§ What is being asked: Print exactly the lines from the first one down to the line containing "from matplotlib.patches import FancyBboxPatch", both ends included, with no pictures and nothing else.

===============

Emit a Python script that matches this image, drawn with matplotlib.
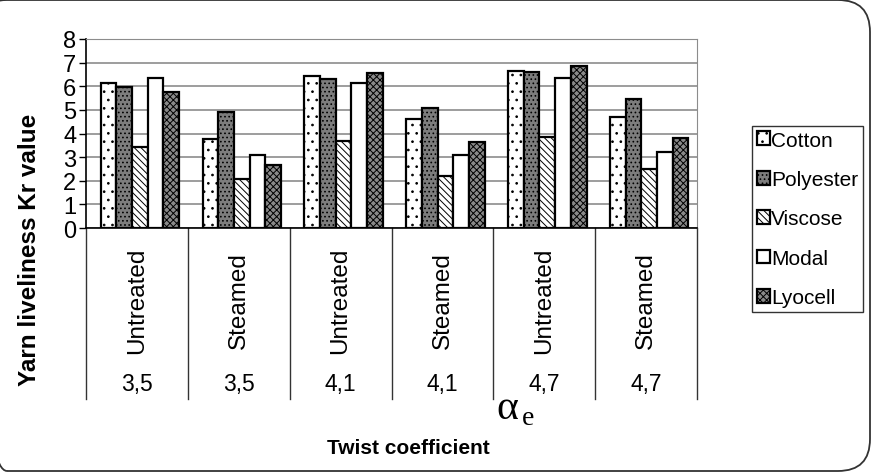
import matplotlib.pyplot as plt
import numpy as np
from matplotlib.patches import FancyBboxPatch

# data
treatments = ['Untreated', 'Steamed', 'Untreated', 'Steamed', 'Untreated', 'Steamed']
twist = ['3,5', '3,5', '4,1', '4,1', '4,7', '4,7']
fibres = ['Cotton', 'Polyester', 'Viscose', 'Modal', 'Lyocell']
cotton = [6.15, 3.75, 6.42, 4.62, 6.64, 4.68]
polyester = [5.95, 4.92, 6.30, 5.08, 6.59, 5.47]
viscose = [3.43, 2.07, 3.70, 2.22, 3.84, 2.48]
modal = [6.35, 3.07, 6.12, 3.09, 6.34, 3.21]
lyocell = [5.75, 2.68, 6.58, 3.66, 6.86, 3.83]

plt.rcParams['font.family'] = ['Liberation Sans', 'DejaVu Sans']
plt.rcParams['hatch.linewidth'] = 0.7

W, H = 877, 477
fig = plt.figure(figsize=(W / 100, H / 100), dpi=100)

# rounded frame around the chart (left edge runs off the picture)
frame = FancyBboxPatch((-25, 5), 895, 471, boxstyle='round,pad=0,rounding_size=32',
                       transform=None, facecolor='none', edgecolor='#333333', lw=1.3)
fig.patches.append(frame)

ax = fig.add_axes([86 / W, 1 - 229 / H, 611 / W, 189 / H])

series = [cotton, polyester, viscose, modal, lyocell]
faces = ['white', '#7d7d7d', 'white', 'white', '#8a8a8a']
hatches = ['..', '....', '\\\\\\\\\\', '', 'xxxxx']
x = np.arange(len(treatments))
bw = 0.154
for i, (vals, fc, h) in enumerate(zip(series, faces, hatches)):
    ax.bar(x + (i - 2) * bw + 0.03, vals, bw, color=fc, hatch=h, edgecolor='black',
           linewidth=1.6, label=fibres[i], zorder=3)

ax.set_xlim(-0.5, 5.5)
ax.set_ylim(0, 8)
ax.set_yticks(range(9))
ax.tick_params(axis='y', labelsize=17, length=5, width=1, direction='out', pad=2)
ax.set_xticks([])
ax.yaxis.grid(True, color='#8c8c8c', lw=1.2, zorder=0)
ax.spines['top'].set_color('#8c8c8c')
ax.spines['right'].set_color('#8c8c8c')
ax.spines['left'].set_linewidth(1.2)
ax.spines['bottom'].set_linewidth(1.2)

# two-level category labels below the axis
tr = ax.get_xaxis_transform()
for k in range(len(treatments) + 1):
    ax.plot([k - 0.5, k - 0.5], [0, -0.905], transform=tr, color='#333333', lw=1, clip_on=False)
for k, (t, tw) in enumerate(zip(treatments, twist)):
    ax.text(k, -0.38, t, transform=tr, rotation=90, ha='center', va='center', fontsize=17.5)
    ax.text(k, -0.825, tw, transform=tr, ha='center', va='center', fontsize=16.5)

fig.text(30 / W, 1 - 250 / H, 'Yarn liveliness Kr value', rotation=90, ha='center',
         va='center', fontsize=17.5, fontweight='bold')
fig.text(408 / W, 1 - 448 / H, 'Twist coefficient', ha='center', va='center',
         fontsize=15, fontweight='bold')
fig.text(496 / W, 1 - 409 / H, 'α', ha='left', va='center', fontsize=30,
         family='Liberation Serif')
fig.text(522 / W, 1 - 419 / H, 'e', ha='left', va='center', fontsize=20,
         family='Liberation Serif')

fig.legend(loc='upper left', bbox_to_anchor=(752 / W, 1 - 127 / H), borderaxespad=0,
           fontsize=15, frameon=True, fancybox=False, edgecolor='black',
           handlelength=0.65, handleheight=0.65, handletextpad=0.06, labelspacing=0.98,
           borderpad=0.22)

fig.savefig('out.png', dpi=100)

===============

§ Exercise response:
Emit a Python script that matches this image, drawn with matplotlib.
import matplotlib.pyplot as plt
import numpy as np
from matplotlib.patches import FancyBboxPatch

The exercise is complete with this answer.